### What you need to do
Among the entries below, which lines run from the line with "Reproduce this chart with D3.js." through the line with "1.5, 1.85, 2.3, 2.8, 3.4, 4.55, 5.35, 5.95, 6.5, 6.95];"? Retype those, both ends included, exactly and without pictures.

* begin *

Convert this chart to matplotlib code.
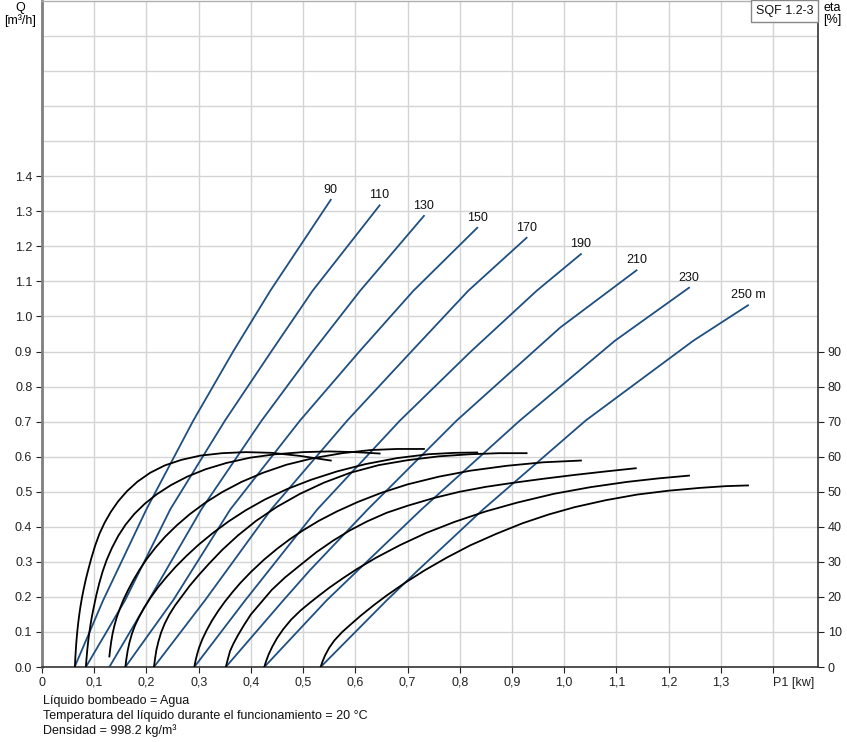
import matplotlib
matplotlib.use("Agg")
import matplotlib.pyplot as plt
import numpy as np

plt.rcParams["font.family"] = ["Liberation Sans", "DejaVu Sans"]
plt.rcParams["font.size"] = 9

# pump curves Q(P1) for each head
HEAD_LABELS = ["90", "110", "130", "150", "170", "190", "210", "230", "250 m"]

QP_POWER = [
    [0.0625, 0.117, 0.200, 0.2897, 0.366, 0.437, 0.553],
    [0.084, 0.159, 0.2457, 0.3504, 0.439, 0.518, 0.6465],
    [0.129, 0.204, 0.3053, 0.4206, 0.5185, 0.609, 0.7314],
    [0.1596, 0.251, 0.3608, 0.494, 0.6077, 0.711, 0.8335],
    [0.2144, 0.312, 0.439, 0.5845, 0.7073, 0.816, 0.928],
    [0.2917, 0.389, 0.5274, 0.6854, 0.8212, 0.947, 1.032],
    [0.352, 0.462, 0.513, 0.624, 0.794, 0.992, 1.1385],
    [0.4257, 0.545, 0.605, 0.727, 0.915, 1.097, 1.239],
    [0.5336, 0.66, 0.72, 0.845, 1.041, 1.247, 1.352],
]
QP_FLOW = [
    [0, 0.19, 0.45, 0.703, 0.9, 1.073, 1.333],
    [0, 0.19, 0.45, 0.703, 0.9, 1.073, 1.317],
    [0, 0.19, 0.45, 0.703, 0.9, 1.073, 1.287],
    [0, 0.19, 0.45, 0.703, 0.9, 1.073, 1.253],
    [0, 0.19, 0.45, 0.703, 0.9, 1.073, 1.2245],
    [0, 0.19, 0.45, 0.703, 0.9, 1.073, 1.178],
    [0, 0.19, 0.276, 0.45, 0.703, 0.968, 1.1317],
    [0, 0.19, 0.276, 0.45, 0.703, 0.9306, 1.082],
    [0, 0.19, 0.276, 0.45, 0.703, 0.9306, 1.032],
]

# efficiency curves eta(P1) [%], same heads
ETA_POWER = [
    [0.063, 0.0638, 0.0648, 0.066, 0.0675, 0.0693, 0.0714, 0.0739, 0.0768, 0.0802, 0.0842,
     0.089, 0.0948, 0.1017, 0.11, 0.12, 0.132, 0.146, 0.163, 0.183, 0.207, 0.235, 0.267,
     0.303, 0.345, 0.39, 0.44, 0.495, 0.553],
    [0.084, 0.0852, 0.0866, 0.0883, 0.0903, 0.0928, 0.0958, 0.0995, 0.104, 0.1095, 0.116,
     0.124, 0.134, 0.146, 0.16, 0.177, 0.197, 0.22, 0.247, 0.278, 0.313, 0.353, 0.398,
     0.447, 0.50, 0.55, 0.60, 0.6465],
    [0.129, 0.1305, 0.1325, 0.135, 0.1385, 0.143, 0.149, 0.156, 0.165, 0.175, 0.187, 0.201,
     0.217, 0.236, 0.258, 0.283, 0.312, 0.345, 0.382, 0.423, 0.468, 0.52, 0.575, 0.63,
     0.68, 0.7314],
    [0.1596, 0.1615, 0.164, 0.1675, 0.172, 0.178, 0.186, 0.196, 0.208, 0.222, 0.238, 0.256,
     0.276, 0.30, 0.327, 0.357, 0.39, 0.427, 0.47, 0.515, 0.565, 0.62, 0.68, 0.74, 0.79,
     0.8335],
    [0.2144, 0.2165, 0.219, 0.223, 0.228, 0.235, 0.244, 0.255, 0.268, 0.283, 0.30, 0.32,
     0.345, 0.375, 0.41, 0.45, 0.494, 0.54, 0.59, 0.645, 0.70, 0.76, 0.82, 0.875, 0.928],
    [0.2917, 0.294, 0.297, 0.301, 0.307, 0.315, 0.325, 0.337, 0.35, 0.365, 0.38, 0.40,
     0.425, 0.45, 0.475, 0.50, 0.53, 0.565, 0.605, 0.65, 0.70, 0.76, 0.82, 0.89, 0.96,
     1.032],
    [0.352, 0.356, 0.36, 0.367, 0.375, 0.387, 0.40, 0.42, 0.44, 0.465, 0.494, 0.525,
     0.557, 0.59, 0.622, 0.66, 0.70, 0.75, 0.80, 0.85, 0.90, 0.96, 1.02, 1.08, 1.137],
    [0.4257, 0.429, 0.434, 0.441, 0.45, 0.462, 0.477, 0.495, 0.512, 0.529, 0.55, 0.575,
     0.6025, 0.64, 0.686, 0.735, 0.79, 0.85, 0.91, 0.98, 1.05, 1.12, 1.18, 1.239],
    [0.5336, 0.537, 0.542, 0.55, 0.56, 0.575, 0.59, 0.61, 0.635, 0.66, 0.695, 0.733, 0.775,
     0.82, 0.87, 0.92, 0.97, 1.02, 1.08, 1.14, 1.20, 1.26, 1.31, 1.352],
]
ETA_VALUE = [
    [0, 2.5, 5, 7.5, 10, 12.5, 15, 17.5, 20, 22.5, 25.2, 28, 31.2, 34.6, 38, 41.2, 44.3,
     47.3, 50.2, 52.9, 55.4, 57.5, 59.1, 60.3, 61, 61.3, 61.1, 60.2, 58.9],
    [0, 2.3, 4.7, 7.1, 9.5, 12, 14.6, 17.3, 20.5, 23.8, 27.2, 30.6, 34, 37.4, 40.6, 43.7,
     46.6, 49.3, 51.9, 54.3, 56.4, 58.2, 59.7, 60.7, 61.3, 61.5, 61.3, 60.9],
    [3, 5, 7.2, 9.4, 11.7, 14.1, 16.6, 19.2, 22, 24.8, 27.8, 30.9, 34, 37.2, 40.4, 43.6,
     46.8, 49.9, 52.8, 55.4, 57.7, 59.6, 61, 61.9, 62.2, 62.2],
    [0, 2.2, 4.6, 7, 9.4, 11.8, 14.3, 17, 19.8, 22.7, 25.6, 28.6, 31.6, 34.9, 38.2, 41.5,
     44.7, 47.8, 50.8, 53.4, 55.8, 57.9, 59.6, 60.7, 61.1, 61.2],
    [0, 2.4, 4.8, 7.3, 9.8, 12.4, 15, 17.6, 20.2, 23.2, 26.2, 29.5, 33.4, 37.5, 41.7, 45.7,
     49.4, 52.6, 55.4, 57.6, 59, 60.1, 60.7, 61, 61],
    [0, 1.8, 3.6, 5.6, 7.9, 10.4, 13.1, 15.9, 18.6, 21.4, 24, 27.1, 30.6, 33.7, 36.5, 39,
     41.7, 44.4, 47.1, 49.7, 52.1, 54.3, 56, 57.4, 58.4, 58.9],
    [0, 2.3, 4.5, 6.8, 9, 12, 15, 18.5, 22, 25.5, 29, 32.7, 36, 39, 41.5, 44, 46, 48.2,
     50, 51.4, 52.5, 53.7, 54.8, 55.8, 56.7],
    [0, 1.6, 3.6, 5.8, 8.2, 10.8, 13.5, 16.1, 18.2, 20.2, 22.6, 25.2, 27.9, 31.2, 34.8,
     38.2, 41.4, 44.4, 46.9, 49.4, 51.3, 52.8, 53.8, 54.6],
    [0, 1.5, 3.3, 5.5, 7.6, 10, 12, 14.6, 17.6, 20.4, 24, 27.6, 31.2, 34.7, 38, 41, 43.5,
     45.6, 47.6, 49.2, 50.3, 51.1, 51.6, 51.8],
]

X_TICKS = np.arange(0, 1.45, 0.1)
Y_TICKS = np.arange(0, 1.45, 0.1)
Y_GRID_EXTRA = np.arange(1.5, 1.85, 0.1)
ETA_TICKS = np.arange(0, 100, 10)

BLUE = "#1f4f80"

fig = plt.figure(figsize=(8.47, 7.42), dpi=100)
ax = fig.add_axes([42 / 847, 75 / 742, 776 / 847, 666 / 742])
ax.set_xlim(0, 1.486)
ax.set_ylim(0, 1.9)

ax.set_xticks(X_TICKS)
xlabels = ["0"] + [f"{v:.1f}".replace(".", ",") for v in X_TICKS[1:-1]] + ["P1 [kw]"]
ax.set_xticklabels(xlabels)
ax.get_xticklabels()[-1].set_ha("left")
ax.set_yticks(Y_TICKS)
ax.set_yticklabels([f"{v:.1f}" for v in Y_TICKS])
ax.set_yticks(Y_GRID_EXTRA, minor=True)
ax.tick_params(axis="y", which="minor", length=0)
ax.tick_params(which="major", direction="out", length=4, width=0.8, pad=3,
               labelsize=9, colors="#222222")
ax.grid(True, which="both", color="#d4d4d4", lw=1.0)
ax.set_axisbelow(True)

for s, c, w in (("left", "#808080", 2.0), ("bottom", "#333333", 1.2),
                ("right", "#333333", 1.2), ("top", "#b0b0b0", 1.0)):
    ax.spines[s].set_color(c)
    ax.spines[s].set_linewidth(w)

ax2 = ax.twinx()
ax2.set_ylim(0, 190)
ax2.set_yticks(ETA_TICKS)
ax2.set_yticklabels([str(v) for v in ETA_TICKS])
ax2.tick_params(direction="out", length=4, width=0.8, pad=3, labelsize=9,
                colors="#222222")
for s in ax2.spines.values():
    s.set_visible(False)

for p, e in zip(ETA_POWER, ETA_VALUE):
    ax2.plot(p, e, color="black", lw=1.3, solid_joinstyle="round")

for p, q, lab in zip(QP_POWER, QP_FLOW, HEAD_LABELS):
    ax.plot(p, q, color=BLUE, lw=1.3, solid_joinstyle="round")
    ax.annotate(lab, (p[-1], q[-1]), xytext=(0, 3), textcoords="offset points",
                ha="center", va="bottom", fontsize=9, color="#111111")

ax.text(0.994, 0.994, "SQF 1.2-3", transform=ax.transAxes, ha="right", va="top",
        fontsize=9, color="#111111",
        bbox=dict(boxstyle="square,pad=0.4", fc="white", ec="#888888", lw=1))

fig.text(20 / 847, 1 - 2 / 742, "Q\n[m³/h]", ha="center", va="top", fontsize=9,
         linespacing=1.0)
fig.text(823 / 847, 1 - 2 / 742, "eta\n[%]", ha="left", va="top", fontsize=9,
         linespacing=1.0)

notes = ["Líquido bombeado = Agua",
         "Temperatura del líquido durante el funcionamiento = 20 °C",
         "Densidad = 998.2 kg/m³"]
for i, line in enumerate(notes):
    fig.text(43 / 847, 1 - (701 + 15 * i) / 742, line, ha="left", va="center",
             fontsize=9, color="#111111")

fig.savefig("out.png", dpi=100)
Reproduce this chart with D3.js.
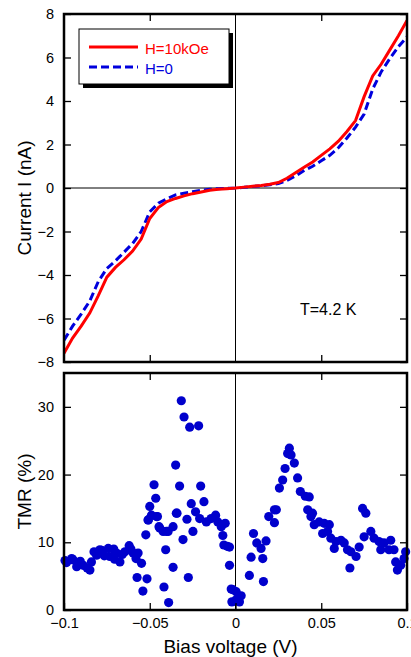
<!DOCTYPE html>
<html>
<head>
<meta charset="utf-8">
<script src="https://cdn.jsdelivr.net/npm/d3@7"></script>
<style>
  body { margin: 0; background: #fff; }
  svg { display: block; font-family: "Liberation Sans", Arial, Helvetica, sans-serif; }
</style>
</head>
<body>
<div id="chart"></div>
<script>
// bias voltage (V) for the I-V curves
const biasV = [-0.1, -0.095, -0.09, -0.085, -0.08, -0.075, -0.07, -0.065, -0.06, -0.055, -0.05,
  -0.045, -0.04, -0.035, -0.03, -0.025, -0.02, -0.015, -0.01, -0.005, 0,
  0.005, 0.01, 0.015, 0.02, 0.025, 0.03, 0.035, 0.04, 0.045, 0.05,
  0.055, 0.06, 0.065, 0.07, 0.075, 0.08, 0.085, 0.09, 0.095, 0.1];
// current (nA), H=10kOe
const currentH10 = [-7.6, -6.9, -6.35, -5.75, -4.95, -4.1, -3.65, -3.3, -2.9, -2.35, -1.4,
  -0.9, -0.62, -0.48, -0.36, -0.26, -0.18, -0.1, -0.06, -0.03, 0,
  0.04, 0.08, 0.12, 0.17, 0.25, 0.45, 0.7, 0.95, 1.2, 1.5,
  1.8, 2.15, 2.6, 3.1, 4.2, 5.15, 5.7, 6.35, 7.0, 7.7];
// current (nA), H=0
const currentH0 = [-7.0, -6.35, -5.8, -5.2, -4.3, -3.7, -3.35, -2.95, -2.55, -2.0, -1.1,
  -0.7, -0.5, -0.32, -0.24, -0.17, -0.1, -0.06, -0.03, -0.01, 0,
  0.03, 0.07, 0.1, 0.15, 0.2, 0.35, 0.55, 0.8, 1.0, 1.25,
  1.5, 1.85, 2.3, 2.8, 3.4, 4.55, 5.35, 5.95, 6.5, 6.95];

// TMR scatter: bias (V) and TMR (%)
const tmrV = [-0.0994, -0.0946, -0.0926, -0.0888, -0.0849, -0.084, -0.081, -0.0791, -0.0742, -0.0733,
  -0.0694, -0.0674, -0.0645, -0.062, -0.0597, -0.0568, -0.0548, -0.0574, -0.0516, -0.054,
  -0.0985, -0.0955, -0.0905, -0.0865, -0.0825, -0.078, -0.0765, -0.071, -0.0705, -0.066, -0.061, -0.058,
  -0.0523, -0.051, -0.05, -0.0465, -0.0461, -0.0442, -0.0403, -0.0364, -0.0407, -0.0364, -0.0417, -0.039, -0.0345,
  -0.0316, -0.03, -0.0267, -0.0215, -0.0349, -0.0475, -0.0326, -0.0203, -0.0184, -0.0258,
  -0.049, -0.0455, -0.0508, -0.0341, -0.0233, -0.0209, -0.0283, -0.017, -0.0142, -0.0116, -0.0103, -0.0083,
  -0.0446, -0.0422, -0.0393, -0.0248, -0.0306, -0.0074, -0.0068, -0.0048, -0.0275,
  -0.0035, -0.0021, 0.0004, -0.0035, -0.0025, -0.0016, 0.0033, 0.0004, 0.0023, -0.006,
  0.0314, 0.0324, 0.0304, 0.0343, 0.0289, 0.0362, 0.0275, 0.0256, 0.0378, 0.0407, 0.0421, 0.044, 0.0459,
  0.0227, 0.0194, 0.0227, 0.0238, 0.0105, 0.0124, 0.0178, 0.0149, 0.0159, 0.0091, 0.0081, 0.0163,
  0.043, 0.0449, 0.0488, 0.0517, 0.0547, 0.0508, 0.0537, 0.0556, 0.0586, 0.0615, 0.0576, 0.0634,
  0.0653, 0.0673, 0.0703, 0.0721, 0.0667, 0.0741, 0.076, 0.075, 0.0789, 0.0808, 0.0837, 0.0866,
  0.0905, 0.0847, 0.0895, 0.0924, 0.0934, 0.0944, 0.0963, 0.0992, 0.0983];
const tmrVal = [7.3, 7.4, 6.4, 6.6, 5.9, 7.1, 8.1, 8.9, 9.1, 7.9,
  8.4, 7.1, 8.6, 9.5, 8.4, 8.4, 6.9, 4.8, 4.6, 2.8,
  7.0, 7.6, 7.2, 6.2, 8.6, 8.8, 8.0, 9.0, 7.5, 8.2, 9.0, 7.6,
  11.1, 13.3, 15.3, 16.5, 13.8, 12.1, 11.6, 12.3, 8.9, 6.3, 3.4, 1.1, 14.3,
  30.9, 28.5, 27.0, 27.2, 21.4, 18.5, 18.3, 18.3, 16.0, 15.7,
  14.0, 13.8, 13.3, 14.3, 14.5, 13.5, 13.4, 13.0, 13.5, 14.0, 13.0, 12.3,
  12.3, 11.6, 11.6, 11.6, 10.4, 11.0, 9.6, 9.4, 4.8,
  6.6, 1.2, 2.7, 9.3, 3.1, 3.0, 2.1, 1.5, 1.2, 12.8,
  23.9, 22.9, 23.1, 21.7, 20.9, 19.5, 19.2, 18.0, 17.5, 16.8, 14.8, 13.8, 12.6,
  14.8, 13.8, 12.9, 14.8, 11.3, 9.9, 10.2, 9.1, 7.6, 7.8, 5.1, 4.2,
  16.7, 14.3, 13.0, 12.8, 12.6, 11.3, 11.6, 10.6, 10.1, 10.3, 9.1, 9.9,
  8.9, 8.6, 7.9, 9.3, 6.2, 15.0, 14.3, 10.8, 11.6, 10.6, 10.1, 9.9,
  10.3, 8.9, 8.9, 8.9, 7.1, 5.9, 6.6, 8.6, 7.6];

const xTicks = [-0.1, -0.05, 0, 0.05, 0.1];
const xTickLabels = ["\u22120.1", "\u22120.05", "0", "0.05", "0.1"];
const iTicks = [-8, -6, -4, -2, 0, 2, 4, 6, 8];
const tmrTicks = [0, 10, 20, 30];

const series = [
  { name: "H=10kOe", values: currentH10, color: "#ff0000", dash: null },
  { name: "H=0", values: currentH0, color: "#0000dd", dash: "8,4" }
];

const W = 411, H = 657;
const left = 64, right = 407;
const top1 = 14, bot1 = 362;
const top2 = 373, bot2 = 610;

const svg = d3.select("#chart").append("svg")
  .attr("width", W).attr("height", H);

const x = d3.scaleLinear().domain([-0.1, 0.1]).range([left, right]);
const y1 = d3.scaleLinear().domain([-8, 8]).range([bot1, top1]);
const y2 = d3.scaleLinear().domain([0, 35]).range([bot2, top2]);

svg.append("defs").append("clipPath").attr("id", "clip1")
  .append("rect").attr("x", left).attr("y", top1).attr("width", right - left).attr("height", bot1 - top1);

// ---------- top panel: I-V ----------
const g1 = svg.append("g");

// zero lines
g1.append("line").attr("x1", x(0)).attr("x2", x(0)).attr("y1", top1).attr("y2", bot1)
  .attr("stroke", "#000").attr("stroke-width", 1);
g1.append("line").attr("x1", left).attr("x2", right).attr("y1", y1(0)).attr("y2", y1(0))
  .attr("stroke", "#000").attr("stroke-width", 1);

const line = d3.line()
  .x((d, i) => x(biasV[i]))
  .y(d => y1(d));

// draw blue first so red sits on top where they overlap
series.slice().reverse().forEach(s => {
  g1.append("path")
    .attr("clip-path", "url(#clip1)")
    .attr("d", line(s.values))
    .attr("fill", "none")
    .attr("stroke", s.color)
    .attr("stroke-width", 3)
    .attr("stroke-dasharray", s.dash);
});

// axes, ticks pointing inward
g1.append("g").attr("transform", `translate(${left},0)`)
  .call(d3.axisLeft(y1).tickValues(iTicks).tickSize(-7).tickPadding(10)
    .tickFormat(d => d3.format("")(d).replace("-", "\u2212")));
g1.append("g").attr("transform", `translate(${right},0)`)
  .call(d3.axisRight(y1).tickValues(iTicks).tickSize(-7).tickFormat(""));
g1.append("g").attr("transform", `translate(0,${bot1})`)
  .call(d3.axisBottom(x).tickValues([-0.05, 0.05]).tickSize(-7).tickFormat(""));
g1.append("g").attr("transform", `translate(0,${top1})`)
  .call(d3.axisTop(x).tickValues([-0.05, 0.05]).tickSize(-7).tickFormat(""));

g1.append("rect").attr("x", left).attr("y", top1).attr("width", right - left).attr("height", bot1 - top1)
  .attr("fill", "none").attr("stroke", "#000").attr("stroke-width", 2.5);

// legend with drop shadow
const lg = g1.append("g");
lg.append("rect").attr("x", 83).attr("y", 33).attr("width", 150).attr("height", 55).attr("fill", "#000");
lg.append("rect").attr("x", 79).attr("y", 29).attr("width", 150).attr("height", 55)
  .attr("fill", "#fff").attr("stroke", "#000").attr("stroke-width", 1);
series.forEach((s, i) => {
  const ly = 47 + i * 20;
  lg.append("line").attr("x1", 89).attr("x2", 138).attr("y1", ly).attr("y2", ly)
    .attr("stroke", s.color).attr("stroke-width", 3).attr("stroke-dasharray", s.dash);
  lg.append("text").attr("x", 145).attr("y", ly + 7)
    .attr("fill", s.color).attr("font-size", 15).text(s.name);
});

g1.append("text").attr("x", 300).attr("y", 315).attr("font-size", 16).text("T=4.2 K");

g1.append("text")
  .attr("transform", `translate(31,${(top1 + bot1) / 2 + 10}) rotate(-90)`)
  .attr("text-anchor", "middle").attr("font-size", 19).text("Current I (nA)");

// ---------- bottom panel: TMR ----------
const g2 = svg.append("g");

g2.append("line").attr("x1", x(0)).attr("x2", x(0)).attr("y1", top2).attr("y2", bot2)
  .attr("stroke", "#000").attr("stroke-width", 1);

g2.selectAll("circle")
  .data(tmrV.map((v, i) => ({ v, t: tmrVal[i] })))
  .join("circle")
  .attr("cx", d => x(d.v))
  .attr("cy", d => y2(d.t))
  .attr("r", 4.6)
  .attr("fill", "#0000cc");

g2.append("g").attr("transform", `translate(${left},0)`)
  .call(d3.axisLeft(y2).tickValues(tmrTicks).tickSize(-7).tickPadding(10).tickFormat(d3.format("d")));
g2.append("g").attr("transform", `translate(${right},0)`)
  .call(d3.axisRight(y2).tickValues(tmrTicks).tickSize(-7).tickFormat(""));
g2.append("g").attr("transform", `translate(0,${bot2})`)
  .call(d3.axisBottom(x).tickValues(xTicks).tickSize(-7).tickPadding(8)
    .tickFormat((d, i) => xTickLabels[i]));
g2.append("g").attr("transform", `translate(0,${top2})`)
  .call(d3.axisTop(x).tickValues([-0.05, 0.05]).tickSize(-7).tickFormat(""));

g2.append("rect").attr("x", left).attr("y", top2).attr("width", right - left).attr("height", bot2 - top2)
  .attr("fill", "none").attr("stroke", "#000").attr("stroke-width", 2.5);

g2.append("text")
  .attr("transform", `translate(31,${(top2 + bot2) / 2}) rotate(-90)`)
  .attr("text-anchor", "middle").attr("font-size", 19).text("TMR (%)");

svg.append("text").attr("x", x(0) - 5).attr("y", 653)
  .attr("text-anchor", "middle").attr("font-size", 19).text("Bias voltage (V)");

// common axis styling
svg.selectAll(".domain").remove();
svg.selectAll(".tick line").attr("stroke", "#000").attr("stroke-width", 1.3);
svg.selectAll(".tick text").attr("font-size", 14.5).attr("fill", "#000")
  .attr("font-family", "'Liberation Sans', Arial, sans-serif");
</script>
</body>
</html>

* end *

### Response to the task
Reproduce this chart with D3.js.
<!DOCTYPE html>
<html>
<head>
<meta charset="utf-8">
<script src="https://cdn.jsdelivr.net/npm/d3@7"></script>
<style>
  body { margin: 0; background: #fff; }
  svg { display: block; font-family: "Liberation Sans", Arial, Helvetica, sans-serif; }
</style>
</head>
<body>
<div id="chart"></div>
<script>
// bias voltage (V) for the I-V curves
const biasV = [-0.1, -0.095, -0.09, -0.085, -0.08, -0.075, -0.07, -0.065, -0.06, -0.055, -0.05,
  -0.045, -0.04, -0.035, -0.03, -0.025, -0.02, -0.015, -0.01, -0.005, 0,
  0.005, 0.01, 0.015, 0.02, 0.025, 0.03, 0.035, 0.04, 0.045, 0.05,
  0.055, 0.06, 0.065, 0.07, 0.075, 0.08, 0.085, 0.09, 0.095, 0.1];
// current (nA), H=10kOe
const currentH10 = [-7.6, -6.9, -6.35, -5.75, -4.95, -4.1, -3.65, -3.3, -2.9, -2.35, -1.4,
  -0.9, -0.62, -0.48, -0.36, -0.26, -0.18, -0.1, -0.06, -0.03, 0,
  0.04, 0.08, 0.12, 0.17, 0.25, 0.45, 0.7, 0.95, 1.2, 1.5,
  1.8, 2.15, 2.6, 3.1, 4.2, 5.15, 5.7, 6.35, 7.0, 7.7];
// current (nA), H=0
const currentH0 = [-7.0, -6.35, -5.8, -5.2, -4.3, -3.7, -3.35, -2.95, -2.55, -2.0, -1.1,
  -0.7, -0.5, -0.32, -0.24, -0.17, -0.1, -0.06, -0.03, -0.01, 0,
  0.03, 0.07, 0.1, 0.15, 0.2, 0.35, 0.55, 0.8, 1.0, 1.25,
  1.5, 1.85, 2.3, 2.8, 3.4, 4.55, 5.35, 5.95, 6.5, 6.95];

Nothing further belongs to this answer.